Beyond ignoring the case law on torture, Yoo, as a deputy assistant attorney general, pushed the theory that President Bush could not be bound by laws outlawing torture because of his constitutional authority to use military force at a time of war.
"As Commander in Chief, the President has the constitutional authority to order interrogations of enemy combatants to gain intelligence information concerning the military plans of the enemy," said Yoo in another memo dated August 1, 2002, and entitled "Standards of Conduct for Interrogation."
In that opinion, Yoo failed to cite the key precedent relating to a president's war powers, Youngstown Sheet & Tube Co. v. Sawyer, a 1952 Supreme Court case that addressed President Harry Truman's order to seize steel mills that had been shut down in a labor dispute during the Korean War.
Truman said the strike threatened national defense and thus justified his actions under his Article II powers in the Constitution.
But the Supreme Court overturned Truman's order, saying, "the President's power, if any, to issue the order must stem either from an act of Congress or from the Constitution itself." Since Congress hadn't delegated such authority to Truman, the Supreme Court ruled that Truman's actions were unconstitutional, with an influential concurring opinion written by Justice Robert Jackson.
In his 2006 book, "War by Other Means," Yoo offered up a defense of his failure to cite Youngstown. "We didn't cite Jackson's individual views in Youngstown because earlier [Office of Legal Counsel] opinions, reaching across several administrations, had concluded that it had no application to the President's conduct of foreign affairs and national security."

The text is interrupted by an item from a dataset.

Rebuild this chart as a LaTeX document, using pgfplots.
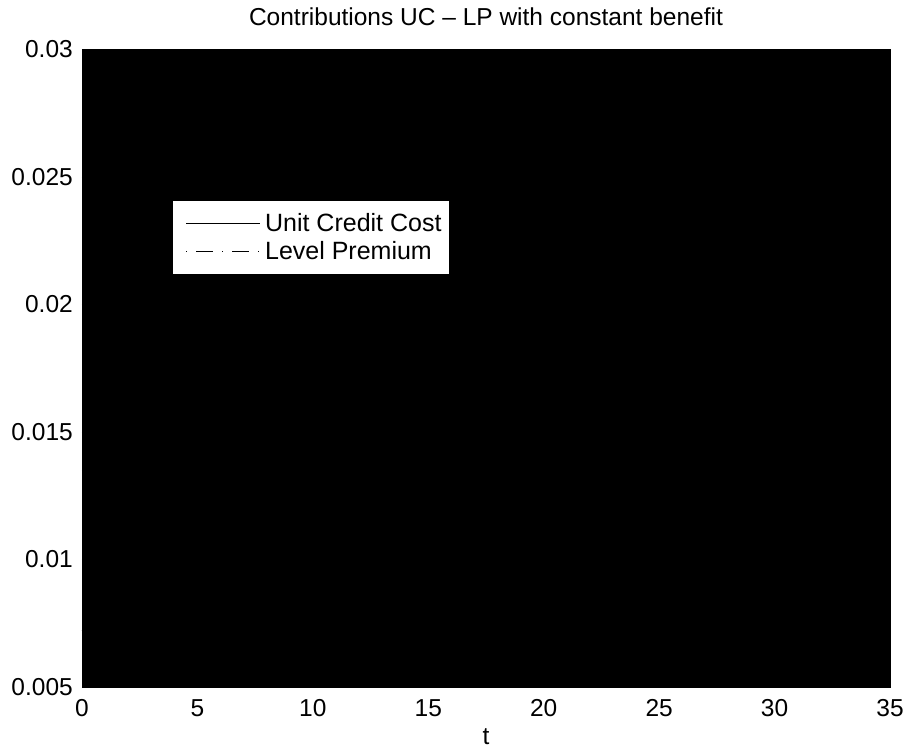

Yoo added, " Youngstown reached the outcome it did because the Constitution clearly gives Congress, not the President, the exclusive power to make law concerning labor disputes. It does not address the scope of Commander-in-Chief power involving military strategy or intelligence tactics in war. ...
"Detention and interrogation policy are at the heart of the President's Commander-in-Chief power to wage war, and long constitutional history supports the President's leading role on such matters."
But Horton disagrees. "The Youngstown case is considered the lodestar precedent addressing the President's invocation of Commander-in-Chief powers away from a battlefield," Horton told me via email.
"Justice Jackson's opinion is the most persuasive of the opinions justifying the decision," Horton said. "If you examine any treatise on national security law, you'll find them at the core. Moreover, the Supreme Court itself in subsequent opinions has highlighted their importance.